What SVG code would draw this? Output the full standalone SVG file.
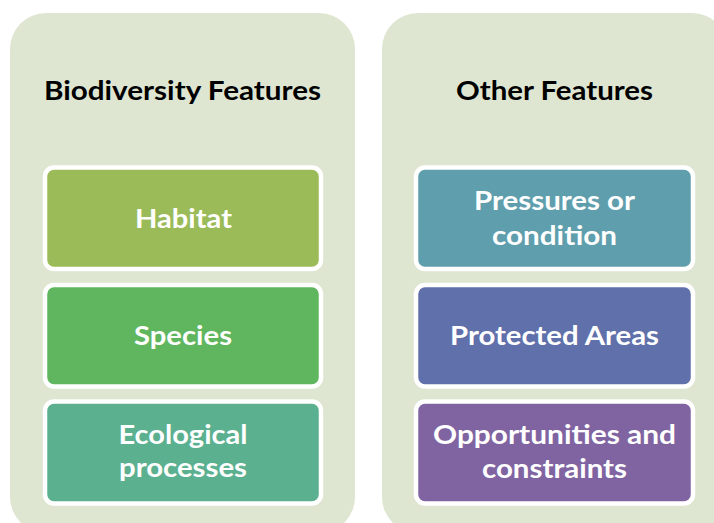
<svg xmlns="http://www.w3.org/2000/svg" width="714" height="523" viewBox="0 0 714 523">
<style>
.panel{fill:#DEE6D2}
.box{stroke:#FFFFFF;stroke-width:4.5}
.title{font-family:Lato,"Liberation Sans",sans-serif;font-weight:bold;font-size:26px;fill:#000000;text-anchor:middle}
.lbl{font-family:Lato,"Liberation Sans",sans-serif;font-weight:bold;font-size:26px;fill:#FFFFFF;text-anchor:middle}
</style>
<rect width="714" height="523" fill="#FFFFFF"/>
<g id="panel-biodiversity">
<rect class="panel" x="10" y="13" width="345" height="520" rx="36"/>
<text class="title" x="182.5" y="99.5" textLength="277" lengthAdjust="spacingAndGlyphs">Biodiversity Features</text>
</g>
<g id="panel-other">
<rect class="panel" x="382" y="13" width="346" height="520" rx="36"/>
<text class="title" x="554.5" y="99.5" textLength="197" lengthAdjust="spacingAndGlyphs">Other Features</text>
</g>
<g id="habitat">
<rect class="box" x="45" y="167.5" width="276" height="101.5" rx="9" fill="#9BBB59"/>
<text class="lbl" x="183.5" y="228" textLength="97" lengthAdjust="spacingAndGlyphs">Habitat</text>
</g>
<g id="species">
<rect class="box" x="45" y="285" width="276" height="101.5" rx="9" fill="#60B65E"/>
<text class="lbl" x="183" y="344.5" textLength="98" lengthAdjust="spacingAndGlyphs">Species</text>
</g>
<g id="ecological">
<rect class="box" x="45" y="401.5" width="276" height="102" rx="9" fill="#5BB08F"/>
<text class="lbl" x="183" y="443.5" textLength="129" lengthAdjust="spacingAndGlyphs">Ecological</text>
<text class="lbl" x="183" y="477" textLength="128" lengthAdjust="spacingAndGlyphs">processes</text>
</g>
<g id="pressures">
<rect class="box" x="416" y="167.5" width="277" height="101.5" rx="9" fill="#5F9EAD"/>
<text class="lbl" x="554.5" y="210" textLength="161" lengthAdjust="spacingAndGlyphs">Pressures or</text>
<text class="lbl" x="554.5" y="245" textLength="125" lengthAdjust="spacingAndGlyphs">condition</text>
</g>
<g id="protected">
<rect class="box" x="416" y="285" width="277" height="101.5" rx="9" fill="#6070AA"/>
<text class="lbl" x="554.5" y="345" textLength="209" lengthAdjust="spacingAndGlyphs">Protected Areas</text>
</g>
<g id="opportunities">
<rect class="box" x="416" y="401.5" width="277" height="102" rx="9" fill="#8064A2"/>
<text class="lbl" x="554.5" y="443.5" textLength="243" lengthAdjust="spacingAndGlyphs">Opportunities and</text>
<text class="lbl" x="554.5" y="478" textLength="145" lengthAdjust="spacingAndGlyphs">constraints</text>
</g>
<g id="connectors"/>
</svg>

· · · ·

Write out again every line above exactly as given; the pictures do not belong in the copy.

**Worked answer:**
What SVG code would draw this? Output the full standalone SVG file.
<svg xmlns="http://www.w3.org/2000/svg" width="714" height="523" viewBox="0 0 714 523">
<style>
.panel{fill:#DEE6D2}
.box{stroke:#FFFFFF;stroke-width:4.5}
.title{font-family:Lato,"Liberation Sans",sans-serif;font-weight:bold;font-size:26px;fill:#000000;text-anchor:middle}
.lbl{font-family:Lato,"Liberation Sans",sans-serif;font-weight:bold;font-size:26px;fill:#FFFFFF;text-anchor:middle}
</style>
<rect width="714" height="523" fill="#FFFFFF"/>
<g id="panel-biodiversity">
<rect class="panel" x="10" y="13" width="345" height="520" rx="36"/>
<text class="title" x="182.5" y="99.5" textLength="277" lengthAdjust="spacingAndGlyphs">Biodiversity Features</text>
</g>
<g id="panel-other">
<rect class="panel" x="382" y="13" width="346" height="520" rx="36"/>
<text class="title" x="554.5" y="99.5" textLength="197" lengthAdjust="spacingAndGlyphs">Other Features</text>
</g>
<g id="habitat">
<rect class="box" x="45" y="167.5" width="276" height="101.5" rx="9" fill="#9BBB59"/>
<text class="lbl" x="183.5" y="228" textLength="97" lengthAdjust="spacingAndGlyphs">Habitat</text>
</g>
<g id="species">
<rect class="box" x="45" y="285" width="276" height="101.5" rx="9" fill="#60B65E"/>
<text class="lbl" x="183" y="344.5" textLength="98" lengthAdjust="spacingAndGlyphs">Species</text>
</g>
<g id="ecological">
<rect class="box" x="45" y="401.5" width="276" height="102" rx="9" fill="#5BB08F"/>
<text class="lbl" x="183" y="443.5" textLength="129" lengthAdjust="spacingAndGlyphs">Ecological</text>
<text class="lbl" x="183" y="477" textLength="128" lengthAdjust="spacingAndGlyphs">processes</text>
</g>
<g id="pressures">
<rect class="box" x="416" y="167.5" width="277" height="101.5" rx="9" fill="#5F9EAD"/>
<text class="lbl" x="554.5" y="210" textLength="161" lengthAdjust="spacingAndGlyphs">Pressures or</text>
<text class="lbl" x="554.5" y="245" textLength="125" lengthAdjust="spacingAndGlyphs">condition</text>
</g>
<g id="protected">
<rect class="box" x="416" y="285" width="277" height="101.5" rx="9" fill="#6070AA"/>
<text class="lbl" x="554.5" y="345" textLength="209" lengthAdjust="spacingAndGlyphs">Protected Areas</text>
</g>
<g id="opportunities">
<rect class="box" x="416" y="401.5" width="277" height="102" rx="9" fill="#8064A2"/>
<text class="lbl" x="554.5" y="443.5" textLength="243" lengthAdjust="spacingAndGlyphs">Opportunities and</text>
<text class="lbl" x="554.5" y="478" textLength="145" lengthAdjust="spacingAndGlyphs">constraints</text>
</g>
<g id="connectors"/>
</svg>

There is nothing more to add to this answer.